**REQUIRED TASK**:
Copy out every line in which the string "this" occurs.

**SUPPLIED DATA**:
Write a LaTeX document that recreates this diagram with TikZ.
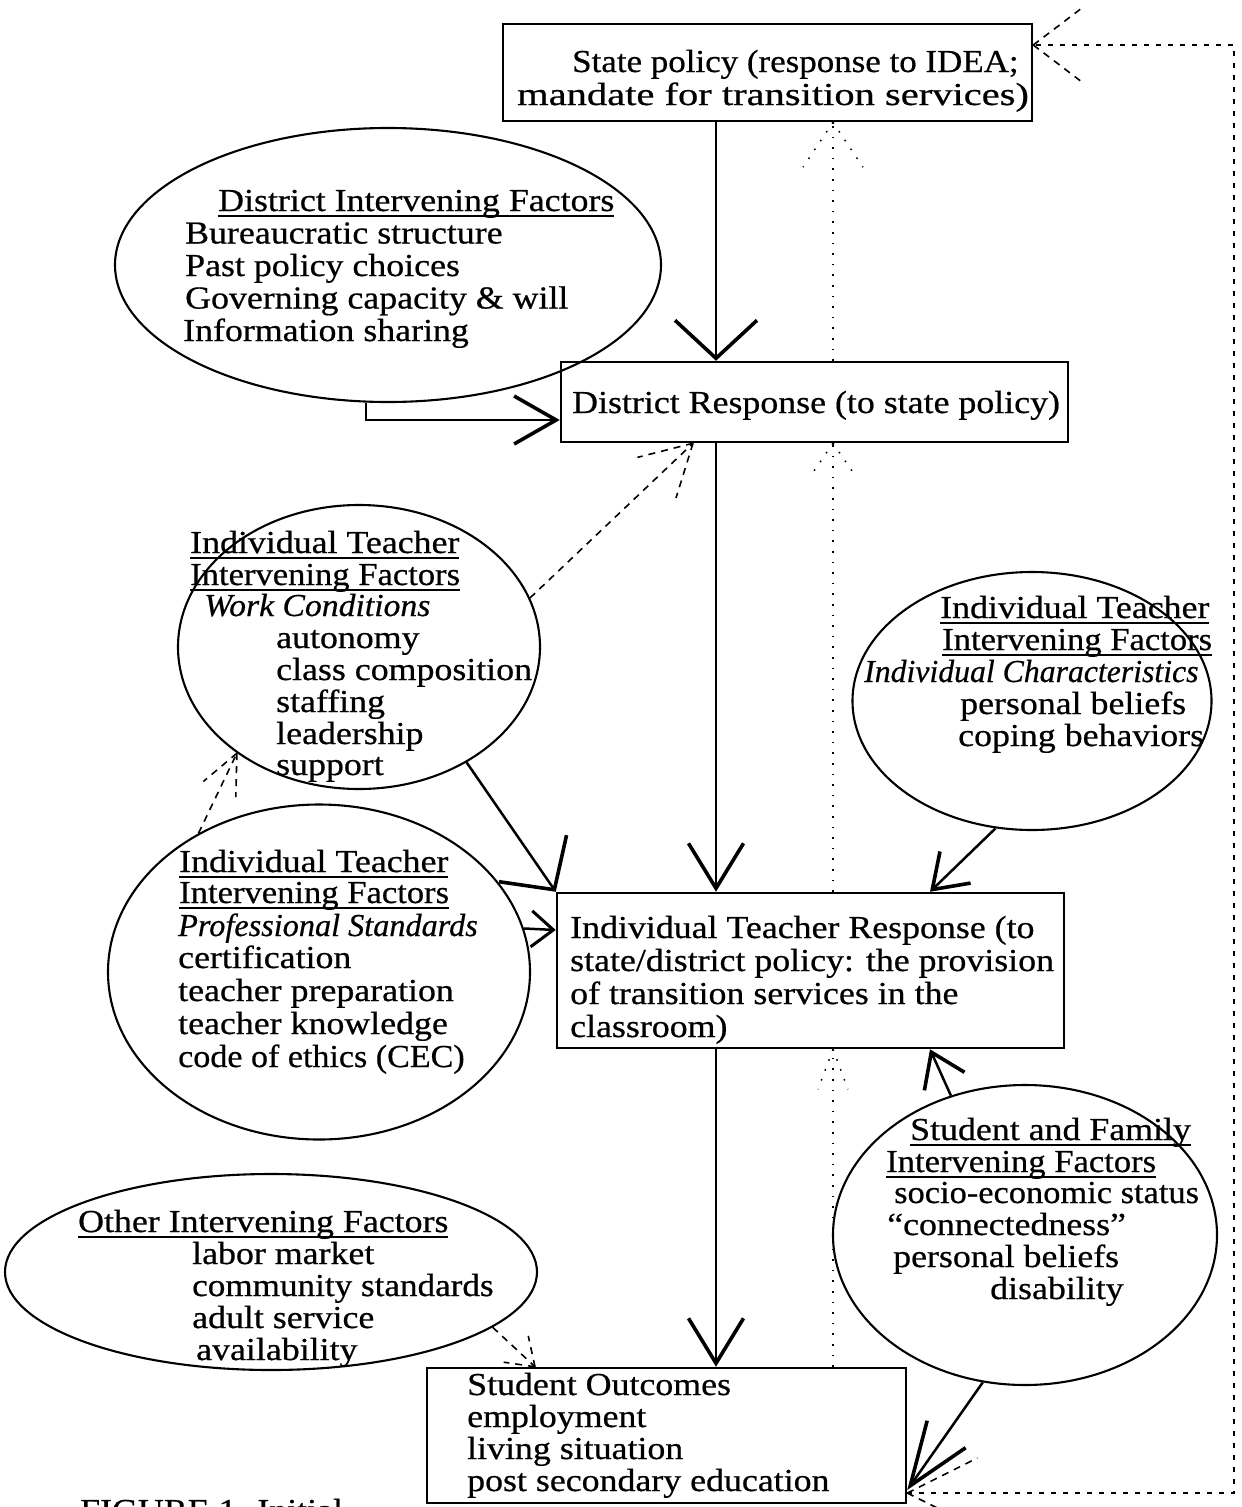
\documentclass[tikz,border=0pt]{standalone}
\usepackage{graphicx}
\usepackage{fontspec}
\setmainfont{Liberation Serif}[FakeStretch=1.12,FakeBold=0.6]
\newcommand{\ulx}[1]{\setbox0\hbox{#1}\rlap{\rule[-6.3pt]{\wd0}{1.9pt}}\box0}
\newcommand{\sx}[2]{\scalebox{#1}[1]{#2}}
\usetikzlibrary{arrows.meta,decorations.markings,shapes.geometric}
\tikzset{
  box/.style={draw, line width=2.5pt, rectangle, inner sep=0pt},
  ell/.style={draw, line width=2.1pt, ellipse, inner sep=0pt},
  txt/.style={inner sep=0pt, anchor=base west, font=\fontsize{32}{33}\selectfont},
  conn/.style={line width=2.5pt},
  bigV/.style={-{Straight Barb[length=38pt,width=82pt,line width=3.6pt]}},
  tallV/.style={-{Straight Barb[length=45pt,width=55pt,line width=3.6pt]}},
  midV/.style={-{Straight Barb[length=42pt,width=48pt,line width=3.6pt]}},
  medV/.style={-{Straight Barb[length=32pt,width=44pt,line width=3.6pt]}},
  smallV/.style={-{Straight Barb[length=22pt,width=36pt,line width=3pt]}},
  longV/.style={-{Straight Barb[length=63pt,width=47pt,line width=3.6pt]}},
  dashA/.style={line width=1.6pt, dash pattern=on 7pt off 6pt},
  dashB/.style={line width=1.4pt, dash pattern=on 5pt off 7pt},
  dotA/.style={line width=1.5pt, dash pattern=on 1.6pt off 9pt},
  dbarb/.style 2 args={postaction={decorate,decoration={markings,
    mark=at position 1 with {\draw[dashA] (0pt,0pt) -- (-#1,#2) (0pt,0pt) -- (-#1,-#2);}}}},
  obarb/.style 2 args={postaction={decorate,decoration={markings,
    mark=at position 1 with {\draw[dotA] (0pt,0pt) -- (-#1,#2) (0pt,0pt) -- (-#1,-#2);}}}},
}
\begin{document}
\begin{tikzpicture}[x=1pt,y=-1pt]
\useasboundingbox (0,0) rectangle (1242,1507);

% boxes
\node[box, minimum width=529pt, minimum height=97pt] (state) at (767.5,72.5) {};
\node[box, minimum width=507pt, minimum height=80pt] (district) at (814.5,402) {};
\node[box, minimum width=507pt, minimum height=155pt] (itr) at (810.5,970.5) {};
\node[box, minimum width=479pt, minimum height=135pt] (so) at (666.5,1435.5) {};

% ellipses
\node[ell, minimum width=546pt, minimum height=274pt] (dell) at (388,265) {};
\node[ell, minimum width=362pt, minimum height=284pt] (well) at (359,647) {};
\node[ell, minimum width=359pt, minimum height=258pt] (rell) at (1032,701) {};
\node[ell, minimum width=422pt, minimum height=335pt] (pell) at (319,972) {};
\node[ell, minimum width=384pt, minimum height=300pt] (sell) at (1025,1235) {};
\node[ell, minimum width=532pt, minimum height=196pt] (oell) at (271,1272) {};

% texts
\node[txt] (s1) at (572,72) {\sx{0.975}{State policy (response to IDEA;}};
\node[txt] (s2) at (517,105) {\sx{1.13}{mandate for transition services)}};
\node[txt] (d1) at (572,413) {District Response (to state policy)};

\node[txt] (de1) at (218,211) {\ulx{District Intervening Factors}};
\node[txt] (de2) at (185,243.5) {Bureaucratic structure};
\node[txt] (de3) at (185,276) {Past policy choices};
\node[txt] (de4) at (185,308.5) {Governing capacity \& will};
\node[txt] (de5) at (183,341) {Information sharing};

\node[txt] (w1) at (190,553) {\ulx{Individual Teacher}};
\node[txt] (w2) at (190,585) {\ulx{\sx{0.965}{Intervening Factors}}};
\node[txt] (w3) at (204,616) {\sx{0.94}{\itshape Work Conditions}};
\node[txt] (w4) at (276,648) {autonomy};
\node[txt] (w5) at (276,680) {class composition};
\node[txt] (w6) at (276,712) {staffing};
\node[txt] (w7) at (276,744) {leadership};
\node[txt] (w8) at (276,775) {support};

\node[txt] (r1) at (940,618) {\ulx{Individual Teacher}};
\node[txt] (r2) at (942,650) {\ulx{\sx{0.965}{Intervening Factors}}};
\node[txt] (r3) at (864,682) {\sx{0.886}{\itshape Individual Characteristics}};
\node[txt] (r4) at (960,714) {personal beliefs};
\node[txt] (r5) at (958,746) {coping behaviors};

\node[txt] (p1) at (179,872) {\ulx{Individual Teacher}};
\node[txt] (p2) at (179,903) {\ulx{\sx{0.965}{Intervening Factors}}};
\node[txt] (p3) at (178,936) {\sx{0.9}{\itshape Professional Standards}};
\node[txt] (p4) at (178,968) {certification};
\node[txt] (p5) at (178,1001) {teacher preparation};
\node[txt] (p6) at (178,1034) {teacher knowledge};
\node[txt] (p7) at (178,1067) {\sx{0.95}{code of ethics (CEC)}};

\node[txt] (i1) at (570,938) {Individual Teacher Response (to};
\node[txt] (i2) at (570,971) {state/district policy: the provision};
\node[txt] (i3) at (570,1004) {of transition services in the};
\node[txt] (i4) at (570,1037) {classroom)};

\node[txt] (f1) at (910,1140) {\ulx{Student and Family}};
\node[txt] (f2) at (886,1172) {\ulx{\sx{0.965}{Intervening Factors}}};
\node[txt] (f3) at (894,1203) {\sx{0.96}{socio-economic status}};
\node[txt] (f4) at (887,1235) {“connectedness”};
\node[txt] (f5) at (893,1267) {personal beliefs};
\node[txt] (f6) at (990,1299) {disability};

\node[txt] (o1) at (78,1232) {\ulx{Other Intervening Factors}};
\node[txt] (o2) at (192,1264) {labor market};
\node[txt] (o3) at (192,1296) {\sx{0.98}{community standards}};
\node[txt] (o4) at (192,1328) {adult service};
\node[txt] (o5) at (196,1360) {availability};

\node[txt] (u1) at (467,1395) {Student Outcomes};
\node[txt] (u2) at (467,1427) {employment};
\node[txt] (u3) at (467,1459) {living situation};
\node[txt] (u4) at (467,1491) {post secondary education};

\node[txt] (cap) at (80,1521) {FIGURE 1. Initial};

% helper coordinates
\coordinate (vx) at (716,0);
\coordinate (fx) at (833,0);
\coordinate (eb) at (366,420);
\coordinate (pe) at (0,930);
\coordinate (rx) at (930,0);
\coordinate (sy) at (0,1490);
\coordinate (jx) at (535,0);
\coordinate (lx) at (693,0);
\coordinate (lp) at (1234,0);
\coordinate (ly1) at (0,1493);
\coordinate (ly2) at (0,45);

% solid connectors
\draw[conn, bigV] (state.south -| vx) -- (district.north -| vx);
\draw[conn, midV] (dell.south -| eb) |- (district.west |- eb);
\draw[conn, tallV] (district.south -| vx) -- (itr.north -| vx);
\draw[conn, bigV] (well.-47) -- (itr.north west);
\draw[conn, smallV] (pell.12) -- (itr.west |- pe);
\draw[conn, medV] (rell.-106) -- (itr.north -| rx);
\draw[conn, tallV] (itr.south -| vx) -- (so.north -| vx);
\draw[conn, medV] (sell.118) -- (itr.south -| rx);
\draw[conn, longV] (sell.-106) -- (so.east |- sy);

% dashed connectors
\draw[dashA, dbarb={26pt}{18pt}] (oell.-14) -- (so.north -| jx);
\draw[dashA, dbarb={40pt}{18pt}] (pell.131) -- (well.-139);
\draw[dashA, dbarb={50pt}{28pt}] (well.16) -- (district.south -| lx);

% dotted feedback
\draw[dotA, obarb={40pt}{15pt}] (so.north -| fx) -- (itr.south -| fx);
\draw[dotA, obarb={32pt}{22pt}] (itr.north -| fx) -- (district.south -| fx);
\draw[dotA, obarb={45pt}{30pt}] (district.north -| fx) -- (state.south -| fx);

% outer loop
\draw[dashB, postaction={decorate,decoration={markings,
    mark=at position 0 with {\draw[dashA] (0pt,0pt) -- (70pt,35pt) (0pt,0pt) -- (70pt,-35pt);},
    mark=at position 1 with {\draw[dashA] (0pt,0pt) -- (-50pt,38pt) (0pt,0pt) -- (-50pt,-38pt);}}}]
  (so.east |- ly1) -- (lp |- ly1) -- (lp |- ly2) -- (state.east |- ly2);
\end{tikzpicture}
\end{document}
* * *
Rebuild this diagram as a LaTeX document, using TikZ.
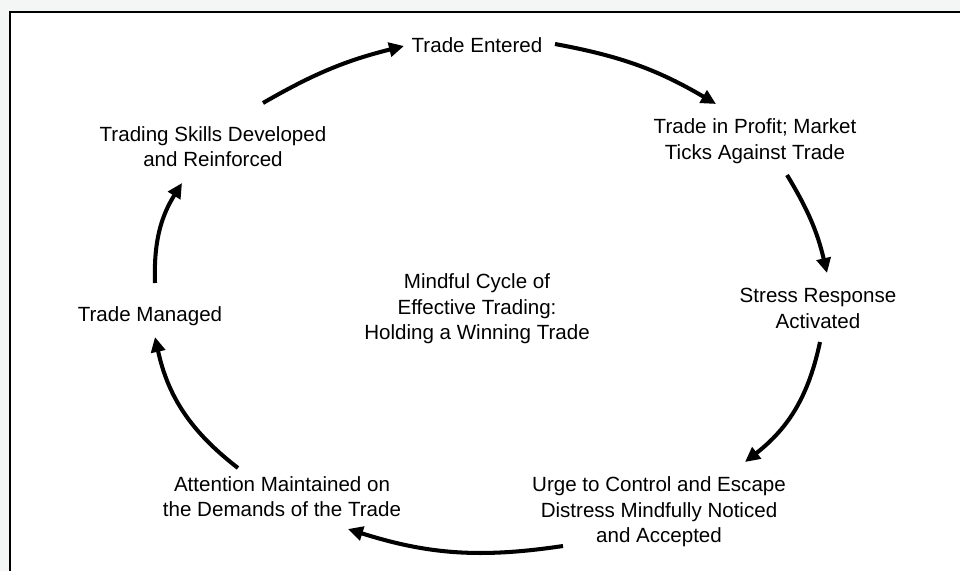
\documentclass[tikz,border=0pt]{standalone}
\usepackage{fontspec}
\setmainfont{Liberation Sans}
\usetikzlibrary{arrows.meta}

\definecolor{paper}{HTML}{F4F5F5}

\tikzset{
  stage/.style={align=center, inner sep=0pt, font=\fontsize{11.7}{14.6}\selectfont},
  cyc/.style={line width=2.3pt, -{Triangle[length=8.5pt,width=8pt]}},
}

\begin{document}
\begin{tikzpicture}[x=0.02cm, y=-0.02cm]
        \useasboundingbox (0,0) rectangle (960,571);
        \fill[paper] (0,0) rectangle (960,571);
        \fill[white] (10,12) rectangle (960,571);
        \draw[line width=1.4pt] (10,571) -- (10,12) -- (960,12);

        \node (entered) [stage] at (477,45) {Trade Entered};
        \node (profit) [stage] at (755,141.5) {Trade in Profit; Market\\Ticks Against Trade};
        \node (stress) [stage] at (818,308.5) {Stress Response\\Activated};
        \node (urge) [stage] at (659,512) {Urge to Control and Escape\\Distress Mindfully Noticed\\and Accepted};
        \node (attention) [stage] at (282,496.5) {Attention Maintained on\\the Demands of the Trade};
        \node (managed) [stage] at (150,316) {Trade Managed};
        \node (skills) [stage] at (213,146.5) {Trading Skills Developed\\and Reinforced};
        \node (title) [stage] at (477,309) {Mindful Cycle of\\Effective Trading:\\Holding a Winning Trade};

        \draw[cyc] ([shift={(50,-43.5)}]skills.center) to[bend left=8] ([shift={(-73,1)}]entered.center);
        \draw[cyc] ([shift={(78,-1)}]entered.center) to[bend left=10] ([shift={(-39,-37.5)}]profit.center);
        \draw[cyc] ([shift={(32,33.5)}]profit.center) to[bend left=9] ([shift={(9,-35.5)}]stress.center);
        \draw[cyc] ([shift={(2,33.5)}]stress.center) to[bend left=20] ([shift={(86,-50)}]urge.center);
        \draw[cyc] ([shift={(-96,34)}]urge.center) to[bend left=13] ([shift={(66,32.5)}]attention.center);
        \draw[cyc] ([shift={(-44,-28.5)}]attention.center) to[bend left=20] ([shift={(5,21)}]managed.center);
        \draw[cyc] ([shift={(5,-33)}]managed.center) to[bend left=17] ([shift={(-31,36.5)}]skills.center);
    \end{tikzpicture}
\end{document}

**EXERCISE ANSWER**:
Write a LaTeX document that recreates this diagram with TikZ.
Rebuild this diagram as a LaTeX document, using TikZ.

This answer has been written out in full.